James Attwood, an advisor for the private equity firm Carlyle Group, gave the governor $47,100 on Nov. 2—the maximum amount individual contributors are allowed to give for statewide offices in the general election. The Carlyle Group has purchased more than 130 small apartment buildings in neighborhoods like Bushwick, Bedford-Stuyvesant and Park Slope in recent years, The Real Deal reported in July. The buildings qualify for property tax caps and are not subject to rent stabilization rules, the website found.
Proposed “Good Cause Eviction” legislation would impose a version of rent stabilization rules on smaller and unregulated properties. Hochul has opposed Good Cause (as has Zeldin).
Major Democratic donor Dorian Goldman, whose family owns commercial real estate investment firm BLDG management, also contributed $47,100 to Hochul on Nov. 3. Pennsylvania-based low-income housing developer Israel Roizman gave $15,000 that day, while developer Don Peebles chipped in another $15,000 Monday.
Joshua Nash of private equity firm Ulysses Management, which seeks to “acquire undervalued or mismanaged real estate assets or real estate that is under-performing due to inefficient ownership,” contributed $15,000, while his wife Beth Nash gave $20,000.
Zeldin also received substantial contributions from real estate industry insiders in the final days of the campaign.
Miriam Gefner was among Zeldin’s biggest benefactors in recent days, according to the most recent filings.
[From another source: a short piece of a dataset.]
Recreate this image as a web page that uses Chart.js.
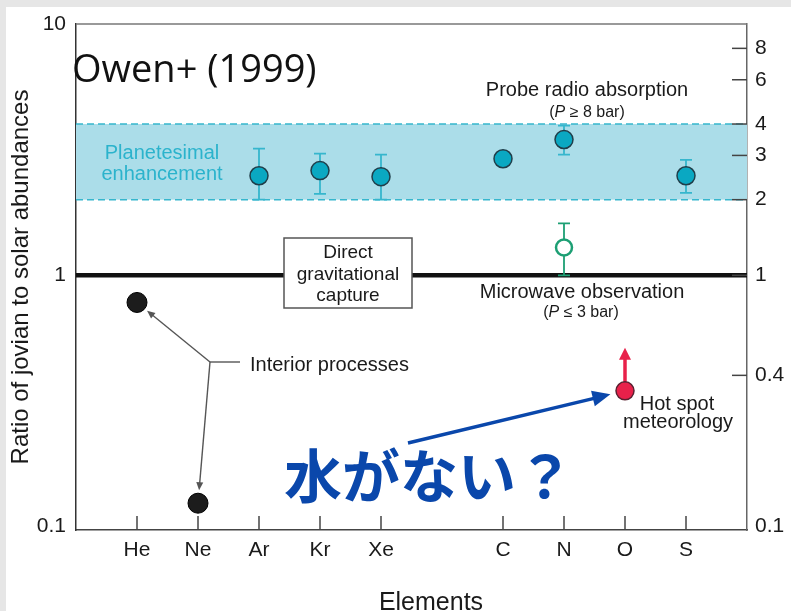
<!DOCTYPE html>
<html>
<head>
<meta charset="utf-8">
<script src="https://cdn.jsdelivr.net/npm/chart.js@4.4.0/dist/chart.umd.min.js"></script>
<style>
  html, body { margin: 0; padding: 0; background: #e6e6e6; }
  #wrap { position: absolute; left: 6px; top: 7px; width: 785px; height: 604px; background: #fff; }
  canvas { display: block; }
</style>
</head>
<body>
<div id="wrap"><canvas id="chart" width="785" height="604"></canvas></div>
<script>
/* ── data ── */
const slots = ['', 'He', 'Ne', 'Ar', 'Kr', 'Xe', '', 'C', 'N', 'O', 'S', ''];

const interiorEl  = ['He', 'Ne'];
const interiorVal = [0.78, 0.124];

const probeEl   = ['Ar', 'Kr', 'Xe', 'C', 'N', 'S'];
const probeVal  = [2.49, 2.61, 2.47, 2.91, 3.47, 2.49];
const probeLow  = [2.0, 2.11, 2.0, null, 3.02, 2.13];
const probeHigh = [3.19, 3.05, 3.02, null, 3.94, 2.88];

const microEl   = ['N'];
const microVal  = [1.29];
const microLow  = [1.0];
const microHigh = [1.61];

const hotEl    = ['O'];
const hotVal   = [0.347];
const hotLimit = [0.515];

const bandRange  = [2, 4];
const solarLevel = 1;

const leftTicks  = [0.1, 1, 10];
const rightTicks = [0.1, 0.4, 1, 2, 3, 4, 6, 8];

const SANS = '"Liberation Sans", Arial, Helvetica, sans-serif';
const COL = {
  ink:    '#1a1a1a',
  cyan:   '#0aa8c2',
  cyanLn: '#36b6cd',
  band:   '#abdde9',
  green:  '#1d9f74',
  red:    '#e8214a',
  blue:   '#0a47ab',
  gray:   '#444',
};

const pts = (els, vals) => els.map((e, i) => ({ x: e, y: vals[i] }));

function arrowHead(ctx, x0, y0, x1, y1, len, half) {
  const a = Math.atan2(y1 - y0, x1 - x0);
  ctx.beginPath();
  ctx.moveTo(x1, y1);
  ctx.lineTo(x1 - len * Math.cos(a) + half * Math.sin(a), y1 - len * Math.sin(a) - half * Math.cos(a));
  ctx.lineTo(x1 - len * Math.cos(a) - half * Math.sin(a), y1 - len * Math.sin(a) + half * Math.cos(a));
  ctx.closePath();
  ctx.fill();
}

// line from (x0,y0) toward (x1,y1), stopping `gap` px short, with a head
function arrowTo(ctx, x0, y0, x1, y1, gap, width, color, len, half) {
  const d = Math.hypot(x1 - x0, y1 - y0);
  const ex = x1 - (x1 - x0) * gap / d, ey = y1 - (y1 - y0) * gap / d;
  const k = (len * 0.7) / Math.hypot(ex - x0, ey - y0);
  const sx = ex - (ex - x0) * k, sy = ey - (ey - y0) * k;
  ctx.strokeStyle = color; ctx.fillStyle = color; ctx.lineWidth = width;
  ctx.beginPath(); ctx.moveTo(x0, y0); ctx.lineTo(sx, sy); ctx.stroke();
  arrowHead(ctx, x0, y0, ex, ey, len, half);
}

function text(ctx, str, x, y, font, color, align) {
  ctx.font = font; ctx.fillStyle = color; ctx.textAlign = align || 'center';
  ctx.textBaseline = 'alphabetic';
  ctx.fillText(str, x, y);
}

/* ── band, solar line, error bars (behind the points) ── */
const underlay = {
  id: 'underlay',
  beforeDatasetsDraw(chart) {
    const { ctx, chartArea: ca, scales: { x, y } } = chart;
    ctx.save();
    const yHi = y.getPixelForValue(bandRange[1]), yLo = y.getPixelForValue(bandRange[0]);
    ctx.fillStyle = COL.band;
    ctx.fillRect(ca.left, yHi, ca.right - ca.left, yLo - yHi);
    ctx.strokeStyle = COL.cyanLn; ctx.lineWidth = 1.5; ctx.setLineDash([7, 4]);
    [yHi, yLo].forEach(py => { ctx.beginPath(); ctx.moveTo(ca.left, py); ctx.lineTo(ca.right, py); ctx.stroke(); });
    ctx.setLineDash([]);

    const y1 = y.getPixelForValue(solarLevel);
    ctx.strokeStyle = '#111'; ctx.lineWidth = 4.5;
    ctx.beginPath(); ctx.moveTo(ca.left, y1); ctx.lineTo(ca.right, y1); ctx.stroke();

    // box on the solar line
    const bx = ca.left + 208, by = ca.top + 214;
    ctx.fillStyle = '#fff'; ctx.fillRect(bx, by, 128, 70);
    ctx.strokeStyle = '#555'; ctx.lineWidth = 1.5; ctx.strokeRect(bx, by, 128, 70);
    const bf = '19px ' + SANS;
    text(ctx, 'Direct', bx + 64, ca.top + 234, bf, COL.ink);
    text(ctx, 'gravitational', bx + 64, ca.top + 256, bf, COL.ink);
    text(ctx, 'capture', bx + 64, ca.top + 277, bf, COL.ink);

    const bars = (els, lo, hi, color) => {
      ctx.strokeStyle = color; ctx.lineWidth = 1.8;
      els.forEach((e, i) => {
        if (lo[i] == null) return;
        const px = x.getPixelForValue(slots.indexOf(e));
        const a = y.getPixelForValue(lo[i]), b = y.getPixelForValue(hi[i]);
        ctx.beginPath();
        ctx.moveTo(px, a); ctx.lineTo(px, b);
        ctx.moveTo(px - 6, a); ctx.lineTo(px + 6, a);
        ctx.moveTo(px - 6, b); ctx.lineTo(px + 6, b);
        ctx.stroke();
      });
    };
    bars(probeEl, probeLow, probeHigh, COL.cyanLn);
    bars(microEl, microLow, microHigh, COL.green);

    // lower-limit arrow on O
    hotEl.forEach((e, i) => {
      const px = x.getPixelForValue(slots.indexOf(e));
      const a = y.getPixelForValue(hotVal[i]) - 9, b = y.getPixelForValue(hotLimit[i]);
      ctx.strokeStyle = COL.red; ctx.fillStyle = COL.red; ctx.lineWidth = 3.5;
      ctx.beginPath(); ctx.moveTo(px, a); ctx.lineTo(px, b + 9); ctx.stroke();
      arrowHead(ctx, px, a, px, b, 12, 6);
    });
    ctx.restore();
  },

  /* ── frame, inward ticks, labels, arrows ── */
  afterDatasetsDraw(chart) {
    const { ctx, chartArea: ca, scales: { x, y, y2 } } = chart;
    ctx.save();
    ctx.strokeStyle = '#777'; ctx.lineWidth = 1.3;
    ctx.beginPath(); ctx.moveTo(ca.left, ca.top); ctx.lineTo(ca.right, ca.top); ctx.stroke();

    ctx.strokeStyle = COL.gray; ctx.lineWidth = 1.5;
    slots.forEach((s, i) => {
      if (!s) return;
      const px = x.getPixelForValue(i);
      ctx.beginPath(); ctx.moveTo(px, ca.bottom); ctx.lineTo(px, ca.bottom - 14); ctx.stroke();
    });
    rightTicks.forEach(v => {
      if (v === 0.1) return;
      const py = y2.getPixelForValue(v);
      ctx.beginPath(); ctx.moveTo(ca.right - 15, py); ctx.lineTo(ca.right, py); ctx.stroke();
    });

    // interior-process pointers
    const jx = ca.left + 134, jy = ca.top + 338;
    ctx.strokeStyle = '#555'; ctx.lineWidth = 1.4;
    ctx.beginPath(); ctx.moveTo(jx, jy); ctx.lineTo(jx + 30, jy); ctx.stroke();
    interiorEl.forEach((e, i) => {
      const px = x.getPixelForValue(slots.indexOf(e)), py = y.getPixelForValue(interiorVal[i]);
      arrowTo(ctx, jx, jy, px, py, 13, 1.4, '#555', 8, 3.5);
    });

    // blue pointer to the hot-spot point
    hotEl.forEach((e, i) => {
      const px = x.getPixelForValue(slots.indexOf(e)), py = y.getPixelForValue(hotVal[i]);
      arrowTo(ctx, ca.left + 332, ca.top + 419, px, py, 15, 3.4, COL.blue, 18, 8);
    });

    text(ctx, 'Owen+ (1999)', ca.left - 4, ca.top + 58, '38px "Open Sans", "Noto Sans", sans-serif', '#111', 'left');

    const f20 = '20px ' + SANS, f16 = '16px ' + SANS;
    text(ctx, 'Planetesimal', ca.left + 86, ca.top + 135, f20, '#2bb3cc');
    text(ctx, 'enhancement', ca.left + 86, ca.top + 156, f20, '#2bb3cc');

    text(ctx, 'Probe radio absorption', ca.left + 511, ca.top + 72, f20, COL.ink);
    text(ctx, 'Microwave observation', ca.left + 506, ca.top + 274, f20, COL.ink);
    const sub = (op, num, cx, by) => {
      const parts = [['(', f16], ['P', 'italic ' + f16], [' ' + op + ' ' + num + ' bar)', f16]];
      let w = 0;
      parts.forEach(p => { ctx.font = p[1]; w += ctx.measureText(p[0]).width; });
      let cx0 = cx - w / 2;
      parts.forEach(p => { text(ctx, p[0], cx0, by, p[1], COL.ink, 'left'); ctx.font = p[1]; cx0 += ctx.measureText(p[0]).width; });
    };
    sub('≥', '8', ca.left + 511, ca.top + 93);
    sub('≤', '3', ca.left + 505, ca.top + 293);

    text(ctx, 'Hot spot', ca.left + 601, ca.top + 386, f20, COL.ink);
    text(ctx, 'meteorology', ca.left + 602, ca.top + 404, f20, COL.ink);
    text(ctx, 'Interior processes', ca.left + 174, ca.top + 347, f20, COL.ink, 'left');

    text(ctx, 'Elements', ca.left + 355, ca.top + 586, '25px ' + SANS, COL.ink);

    ctx.font = 'bold 58px "Noto Sans CJK JP", sans-serif';
    ctx.fillStyle = COL.blue; ctx.textAlign = 'left'; ctx.textBaseline = 'ideographic';
    ctx.fillText('水がない？', ca.left + 208, ca.top + 481);
    ctx.restore();
  },
};

Chart.defaults.font.family = SANS;
Chart.defaults.color = COL.ink;

new Chart(document.getElementById('chart'), {
  type: 'line',
  data: {
    labels: slots,
    datasets: [
      { data: pts(interiorEl, interiorVal), showLine: false, pointRadius: 10,
        pointBackgroundColor: '#1c1c1c', pointBorderColor: '#000', pointBorderWidth: 1 },
      { data: pts(probeEl, probeVal), showLine: false, pointRadius: 9,
        pointBackgroundColor: COL.cyan, pointBorderColor: '#1f3e4a', pointBorderWidth: 1.5 },
      { data: pts(microEl, microVal), showLine: false, pointRadius: 8,
        pointBackgroundColor: '#fff', pointBorderColor: COL.green, pointBorderWidth: 2.5 },
      { data: pts(hotEl, hotVal), showLine: false, pointRadius: 9,
        pointBackgroundColor: COL.red, pointBorderColor: '#5a2030', pointBorderWidth: 1.5 },
    ],
  },
  options: {
    responsive: false, animation: false,
    layout: { padding: { top: 17, left: 0, right: 0, bottom: 0 } },
    plugins: { legend: { display: false }, tooltip: { enabled: false } },
    scales: {
      x: {
        type: 'category', position: 'bottom', offset: false,
        grid: { display: false, drawTicks: false },
        border: { display: true, color: COL.gray, width: 1.5 },
        ticks: { autoSkip: false, maxRotation: 0, padding: 8, color: COL.ink, font: { size: 21 } },
        afterFit: s => { s.height = 81; },
      },
      y: {
        type: 'logarithmic', position: 'left', min: 0.097, max: 10,
        grid: { display: false, drawTicks: false },
        border: { display: true, color: '#333', width: 1.5 },
        afterBuildTicks: s => { s.ticks = leftTicks.map(v => ({ value: v })); },
        ticks: { padding: 10, color: COL.ink, font: { size: 21, lineHeight: 0.6 }, callback: v => String(v) },
        title: { display: true, text: 'Ratio of jovian to solar abundances', color: COL.ink,
                 font: { size: 24 }, padding: { top: 1, bottom: 0 } },
        afterFit: s => { s.width = 70; },
      },
      y2: {
        type: 'logarithmic', position: 'right', min: 0.097, max: 10,
        grid: { display: false, drawTicks: false },
        border: { display: true, color: '#666', width: 1.5 },
        afterBuildTicks: s => { s.ticks = rightTicks.map(v => ({ value: v })); },
        ticks: { padding: 8, color: COL.ink, font: { size: 21, lineHeight: 0.6 }, callback: v => String(v) },
        afterFit: s => { s.width = 44; },
      },
    },
  },
  plugins: [underlay],
});
</script>
</body>
</html>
Gefner, whose husband founded private equity firm Perigrove, which specializes in real estate and other investments for “ultra-high-net-worth individuals,” chipped in $25,000 on Oct. 30.
Zeldin also got a $20,000 boost from Allan Lebovits, who owns buildings through his company Meral Property Group and whose other company, Bridge City Funding, finances large real estate purchases, like a recent $55 million loan for an 11-story Park Slope luxury complex. Bridge City partner Joel Wertzberger, whose Joyland Group buys and manages properties across Brooklyn and The Bronx, also gave $20,000 on Nov. 1.
Abraham Kassin, CEO of the real estate firm Kassin Sabbagh Realty, which leases mixed-use buildings across the city, gave $18,000 on Oct. 30.
Billionaire investor and landlord George Karfunkel, whose firm AmTrust Financial owns a citywide portfolio, including buildings leased by city agencies, gave $10,000. As did Josh Sasouness, a managing principal at the commercial real estate financier Dwight Capital.
Antonio Vendome, a developer and owner of Vendome Property Management, gave $6,000.